- What is needed: Pick out each line containing the string "matplotlib".
▼▼▼
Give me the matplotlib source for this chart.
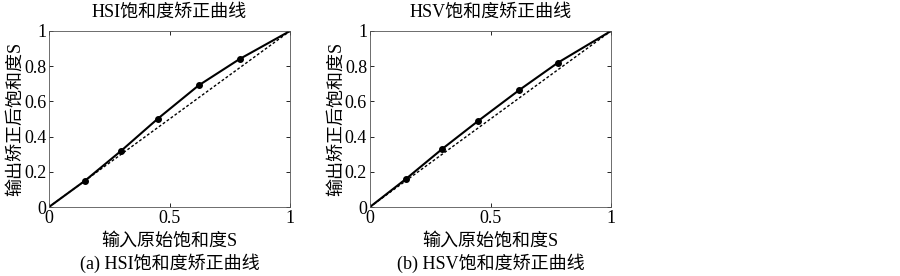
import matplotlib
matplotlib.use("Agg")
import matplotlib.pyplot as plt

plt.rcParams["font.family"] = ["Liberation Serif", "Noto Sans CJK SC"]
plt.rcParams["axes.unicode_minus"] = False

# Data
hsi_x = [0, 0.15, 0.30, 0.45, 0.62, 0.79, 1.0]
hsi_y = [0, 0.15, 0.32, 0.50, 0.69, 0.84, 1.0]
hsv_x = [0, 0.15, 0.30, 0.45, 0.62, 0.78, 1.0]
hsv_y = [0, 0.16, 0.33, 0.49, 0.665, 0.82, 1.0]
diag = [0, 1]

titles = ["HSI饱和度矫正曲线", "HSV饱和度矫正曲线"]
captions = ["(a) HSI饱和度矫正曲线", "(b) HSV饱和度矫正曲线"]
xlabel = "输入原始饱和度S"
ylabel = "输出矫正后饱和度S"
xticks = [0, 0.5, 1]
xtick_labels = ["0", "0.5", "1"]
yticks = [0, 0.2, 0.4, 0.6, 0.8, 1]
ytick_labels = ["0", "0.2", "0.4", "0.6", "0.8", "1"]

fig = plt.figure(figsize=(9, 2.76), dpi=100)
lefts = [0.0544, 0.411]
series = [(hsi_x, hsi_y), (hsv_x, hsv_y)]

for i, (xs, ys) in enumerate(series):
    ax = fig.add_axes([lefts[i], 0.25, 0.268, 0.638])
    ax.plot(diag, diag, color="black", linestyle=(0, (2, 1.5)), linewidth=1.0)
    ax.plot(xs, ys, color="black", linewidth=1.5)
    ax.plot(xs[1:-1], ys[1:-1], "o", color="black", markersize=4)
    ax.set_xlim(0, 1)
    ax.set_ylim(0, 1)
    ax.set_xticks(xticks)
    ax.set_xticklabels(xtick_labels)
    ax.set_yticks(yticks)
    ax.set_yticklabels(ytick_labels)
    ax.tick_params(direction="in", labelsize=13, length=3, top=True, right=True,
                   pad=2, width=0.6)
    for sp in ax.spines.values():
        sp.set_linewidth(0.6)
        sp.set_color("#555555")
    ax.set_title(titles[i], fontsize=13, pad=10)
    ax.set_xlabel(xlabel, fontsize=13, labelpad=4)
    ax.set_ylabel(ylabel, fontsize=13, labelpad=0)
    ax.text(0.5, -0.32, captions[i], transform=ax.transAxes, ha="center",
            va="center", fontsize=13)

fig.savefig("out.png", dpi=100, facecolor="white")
▲▲▲
- Answer to this task:
Give me the matplotlib source for this chart.
import matplotlib
matplotlib.use("Agg")
import matplotlib.pyplot as plt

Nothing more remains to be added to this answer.